┏━━

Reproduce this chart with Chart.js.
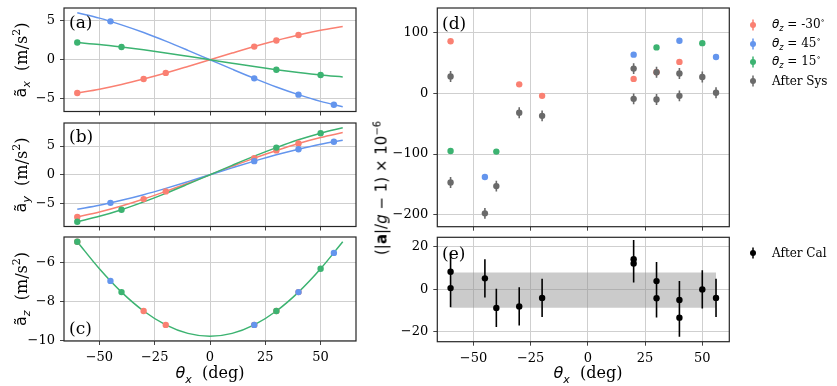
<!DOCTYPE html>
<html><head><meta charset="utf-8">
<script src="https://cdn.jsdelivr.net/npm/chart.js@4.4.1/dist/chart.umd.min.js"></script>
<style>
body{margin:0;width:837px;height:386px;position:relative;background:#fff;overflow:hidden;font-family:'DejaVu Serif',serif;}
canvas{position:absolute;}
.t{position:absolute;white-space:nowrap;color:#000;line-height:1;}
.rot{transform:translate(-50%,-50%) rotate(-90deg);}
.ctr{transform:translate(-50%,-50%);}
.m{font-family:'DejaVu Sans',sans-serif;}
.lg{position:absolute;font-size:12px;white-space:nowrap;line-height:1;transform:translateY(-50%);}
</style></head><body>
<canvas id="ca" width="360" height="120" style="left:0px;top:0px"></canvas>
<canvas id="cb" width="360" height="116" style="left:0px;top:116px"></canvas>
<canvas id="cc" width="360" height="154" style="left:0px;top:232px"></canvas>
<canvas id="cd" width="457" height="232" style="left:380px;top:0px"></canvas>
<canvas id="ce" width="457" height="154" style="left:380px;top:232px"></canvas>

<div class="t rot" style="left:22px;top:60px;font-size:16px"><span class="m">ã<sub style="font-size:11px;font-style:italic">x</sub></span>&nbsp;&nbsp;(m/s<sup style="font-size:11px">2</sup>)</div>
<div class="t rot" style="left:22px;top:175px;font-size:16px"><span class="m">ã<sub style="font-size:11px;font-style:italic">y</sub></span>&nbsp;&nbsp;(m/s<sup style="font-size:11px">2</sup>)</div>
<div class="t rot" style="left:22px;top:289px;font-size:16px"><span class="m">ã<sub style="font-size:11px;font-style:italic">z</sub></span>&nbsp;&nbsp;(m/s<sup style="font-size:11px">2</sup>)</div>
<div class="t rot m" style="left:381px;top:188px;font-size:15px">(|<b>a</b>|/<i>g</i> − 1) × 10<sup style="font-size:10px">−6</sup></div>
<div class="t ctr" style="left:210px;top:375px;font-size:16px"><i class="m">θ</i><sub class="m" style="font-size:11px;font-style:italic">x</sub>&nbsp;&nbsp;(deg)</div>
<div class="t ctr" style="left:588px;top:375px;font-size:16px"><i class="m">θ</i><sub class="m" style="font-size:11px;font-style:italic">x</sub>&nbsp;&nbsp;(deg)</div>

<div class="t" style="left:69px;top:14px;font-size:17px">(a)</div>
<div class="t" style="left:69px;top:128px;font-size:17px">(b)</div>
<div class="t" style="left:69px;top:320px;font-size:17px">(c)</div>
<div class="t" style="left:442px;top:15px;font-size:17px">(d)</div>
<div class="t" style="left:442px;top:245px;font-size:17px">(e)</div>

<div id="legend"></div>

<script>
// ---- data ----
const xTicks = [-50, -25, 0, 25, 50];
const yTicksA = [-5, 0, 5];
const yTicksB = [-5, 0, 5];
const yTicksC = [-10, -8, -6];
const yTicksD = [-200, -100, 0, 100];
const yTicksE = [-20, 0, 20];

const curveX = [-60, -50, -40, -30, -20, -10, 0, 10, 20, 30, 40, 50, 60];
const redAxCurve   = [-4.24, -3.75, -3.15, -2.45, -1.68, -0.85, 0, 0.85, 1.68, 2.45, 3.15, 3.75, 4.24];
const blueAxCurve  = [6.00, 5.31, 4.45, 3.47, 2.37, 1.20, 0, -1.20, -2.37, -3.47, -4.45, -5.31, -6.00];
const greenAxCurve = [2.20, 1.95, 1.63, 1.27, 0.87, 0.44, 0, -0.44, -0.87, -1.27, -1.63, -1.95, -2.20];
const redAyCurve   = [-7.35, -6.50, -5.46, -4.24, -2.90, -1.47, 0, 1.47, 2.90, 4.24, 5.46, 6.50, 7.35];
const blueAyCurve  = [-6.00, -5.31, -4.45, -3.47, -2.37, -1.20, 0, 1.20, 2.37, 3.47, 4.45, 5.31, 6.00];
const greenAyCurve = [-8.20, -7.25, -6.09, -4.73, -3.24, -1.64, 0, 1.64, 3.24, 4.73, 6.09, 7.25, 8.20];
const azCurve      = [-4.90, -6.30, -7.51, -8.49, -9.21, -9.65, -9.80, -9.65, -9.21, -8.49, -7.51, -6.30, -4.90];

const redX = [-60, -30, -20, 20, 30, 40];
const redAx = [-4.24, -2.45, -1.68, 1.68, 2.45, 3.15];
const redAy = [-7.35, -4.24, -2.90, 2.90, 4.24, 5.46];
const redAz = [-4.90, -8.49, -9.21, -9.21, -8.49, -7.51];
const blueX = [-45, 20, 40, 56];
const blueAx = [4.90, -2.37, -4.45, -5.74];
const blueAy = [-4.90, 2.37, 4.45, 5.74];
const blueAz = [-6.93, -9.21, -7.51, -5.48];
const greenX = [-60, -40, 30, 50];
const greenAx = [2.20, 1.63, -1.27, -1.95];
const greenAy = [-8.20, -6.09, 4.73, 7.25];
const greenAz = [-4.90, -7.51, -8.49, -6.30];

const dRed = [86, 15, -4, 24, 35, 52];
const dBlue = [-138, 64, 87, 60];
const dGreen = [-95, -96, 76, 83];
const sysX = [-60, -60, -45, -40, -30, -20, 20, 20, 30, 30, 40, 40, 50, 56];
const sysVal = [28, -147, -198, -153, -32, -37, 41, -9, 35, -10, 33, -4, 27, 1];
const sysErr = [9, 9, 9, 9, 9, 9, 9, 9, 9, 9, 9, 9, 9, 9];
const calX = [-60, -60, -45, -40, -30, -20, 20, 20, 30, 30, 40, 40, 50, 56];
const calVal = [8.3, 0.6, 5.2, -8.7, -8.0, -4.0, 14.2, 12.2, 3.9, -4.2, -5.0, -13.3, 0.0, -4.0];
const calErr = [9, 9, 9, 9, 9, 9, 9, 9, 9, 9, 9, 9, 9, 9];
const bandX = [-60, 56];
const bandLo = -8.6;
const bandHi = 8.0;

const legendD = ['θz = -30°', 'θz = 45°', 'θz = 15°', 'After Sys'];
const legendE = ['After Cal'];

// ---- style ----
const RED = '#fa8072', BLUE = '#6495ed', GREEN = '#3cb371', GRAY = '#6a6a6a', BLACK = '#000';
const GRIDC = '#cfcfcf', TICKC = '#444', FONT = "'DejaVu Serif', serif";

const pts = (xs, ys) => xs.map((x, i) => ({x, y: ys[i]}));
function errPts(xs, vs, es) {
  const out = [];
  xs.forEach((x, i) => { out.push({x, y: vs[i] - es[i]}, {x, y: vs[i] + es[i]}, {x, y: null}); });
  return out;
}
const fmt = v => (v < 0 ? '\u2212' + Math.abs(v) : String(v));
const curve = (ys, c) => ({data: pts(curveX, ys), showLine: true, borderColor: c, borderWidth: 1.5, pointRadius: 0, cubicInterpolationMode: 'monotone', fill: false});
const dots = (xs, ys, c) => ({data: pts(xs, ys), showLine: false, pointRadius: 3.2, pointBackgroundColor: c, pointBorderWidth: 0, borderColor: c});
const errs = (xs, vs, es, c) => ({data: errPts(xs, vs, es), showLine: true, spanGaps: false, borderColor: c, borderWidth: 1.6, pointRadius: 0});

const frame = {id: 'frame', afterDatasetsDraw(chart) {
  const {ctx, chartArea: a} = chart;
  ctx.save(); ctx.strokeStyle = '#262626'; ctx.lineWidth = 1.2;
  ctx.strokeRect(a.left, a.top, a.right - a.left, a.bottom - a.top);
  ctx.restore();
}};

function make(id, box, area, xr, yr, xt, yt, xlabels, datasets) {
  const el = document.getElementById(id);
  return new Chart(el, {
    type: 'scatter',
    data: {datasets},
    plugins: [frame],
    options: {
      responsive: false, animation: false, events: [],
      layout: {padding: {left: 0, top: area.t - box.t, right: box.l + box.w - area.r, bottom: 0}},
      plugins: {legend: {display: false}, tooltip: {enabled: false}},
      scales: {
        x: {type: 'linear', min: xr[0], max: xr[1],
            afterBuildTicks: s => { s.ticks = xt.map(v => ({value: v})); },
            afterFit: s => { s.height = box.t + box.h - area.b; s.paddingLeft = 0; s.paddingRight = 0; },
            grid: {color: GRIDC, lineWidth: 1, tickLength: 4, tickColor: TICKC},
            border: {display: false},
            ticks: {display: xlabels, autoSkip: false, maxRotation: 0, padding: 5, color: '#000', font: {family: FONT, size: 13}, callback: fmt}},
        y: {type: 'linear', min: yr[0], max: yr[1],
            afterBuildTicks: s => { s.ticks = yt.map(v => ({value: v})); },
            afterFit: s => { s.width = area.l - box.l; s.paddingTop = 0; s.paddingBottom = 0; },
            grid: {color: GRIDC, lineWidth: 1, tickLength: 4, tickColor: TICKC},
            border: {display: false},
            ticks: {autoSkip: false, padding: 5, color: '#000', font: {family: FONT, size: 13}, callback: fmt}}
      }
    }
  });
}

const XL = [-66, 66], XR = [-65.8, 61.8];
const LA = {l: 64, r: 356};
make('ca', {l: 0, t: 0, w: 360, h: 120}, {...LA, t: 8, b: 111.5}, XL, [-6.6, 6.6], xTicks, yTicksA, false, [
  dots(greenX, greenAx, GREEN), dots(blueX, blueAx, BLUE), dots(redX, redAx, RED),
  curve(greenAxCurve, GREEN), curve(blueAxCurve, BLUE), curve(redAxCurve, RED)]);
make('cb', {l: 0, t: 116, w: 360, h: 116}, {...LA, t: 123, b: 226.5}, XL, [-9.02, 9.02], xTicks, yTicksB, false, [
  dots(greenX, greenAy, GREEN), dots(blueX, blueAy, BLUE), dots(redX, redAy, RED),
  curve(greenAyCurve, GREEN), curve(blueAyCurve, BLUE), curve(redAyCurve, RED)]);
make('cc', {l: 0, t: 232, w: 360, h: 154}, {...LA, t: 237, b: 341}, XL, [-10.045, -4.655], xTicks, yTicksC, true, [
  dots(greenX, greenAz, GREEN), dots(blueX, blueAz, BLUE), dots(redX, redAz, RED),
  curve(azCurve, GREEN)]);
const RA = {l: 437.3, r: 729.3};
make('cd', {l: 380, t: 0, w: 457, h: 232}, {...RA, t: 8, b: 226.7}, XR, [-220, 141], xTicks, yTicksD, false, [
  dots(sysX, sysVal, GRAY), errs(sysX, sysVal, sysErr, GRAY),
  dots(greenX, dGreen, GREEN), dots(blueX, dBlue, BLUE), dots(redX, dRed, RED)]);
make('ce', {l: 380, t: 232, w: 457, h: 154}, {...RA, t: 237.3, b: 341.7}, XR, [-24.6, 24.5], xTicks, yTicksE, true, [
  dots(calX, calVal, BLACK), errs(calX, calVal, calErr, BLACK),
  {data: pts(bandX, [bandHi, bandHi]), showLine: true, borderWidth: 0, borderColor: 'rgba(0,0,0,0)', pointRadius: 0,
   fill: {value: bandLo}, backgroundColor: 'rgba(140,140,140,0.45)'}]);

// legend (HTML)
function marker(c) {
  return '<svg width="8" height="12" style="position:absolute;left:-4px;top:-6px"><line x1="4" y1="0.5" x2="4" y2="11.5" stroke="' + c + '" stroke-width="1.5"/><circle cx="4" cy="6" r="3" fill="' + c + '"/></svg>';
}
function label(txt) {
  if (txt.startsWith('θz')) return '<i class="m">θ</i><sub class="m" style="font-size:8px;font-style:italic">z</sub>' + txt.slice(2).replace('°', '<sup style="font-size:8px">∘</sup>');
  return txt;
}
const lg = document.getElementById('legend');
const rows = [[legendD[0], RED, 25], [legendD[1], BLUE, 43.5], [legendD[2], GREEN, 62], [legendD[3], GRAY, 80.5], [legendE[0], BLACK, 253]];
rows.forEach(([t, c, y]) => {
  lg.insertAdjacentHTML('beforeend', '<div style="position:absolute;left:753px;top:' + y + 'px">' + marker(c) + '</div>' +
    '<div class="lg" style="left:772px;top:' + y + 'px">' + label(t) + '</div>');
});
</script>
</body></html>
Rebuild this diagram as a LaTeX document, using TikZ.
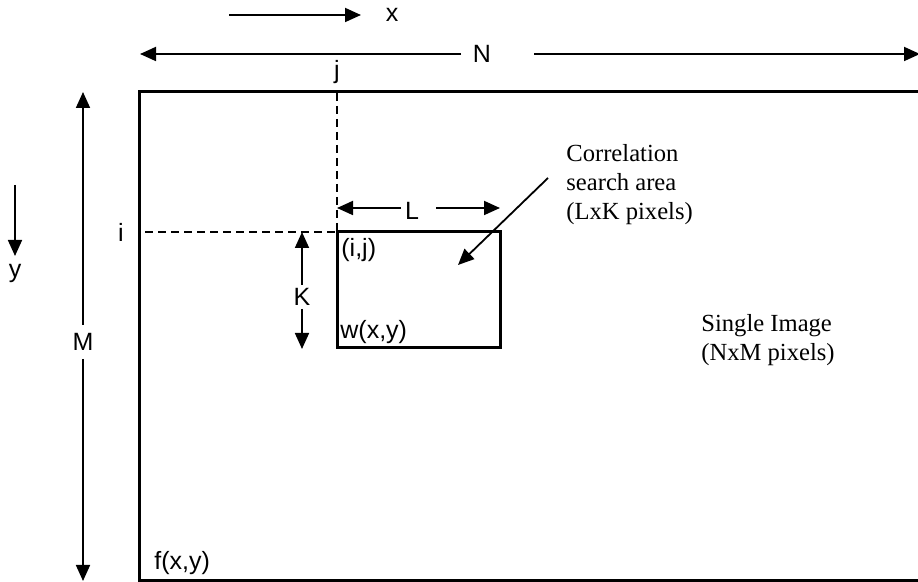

┗━━

#### GIVEN PROBLEM:
Scan the lines for the string "this". Pick out every line that has it.

#### WORKED SOLUTION:
Reproduce this chart with Chart.js.
Rebuild this diagram as a LaTeX document, using TikZ.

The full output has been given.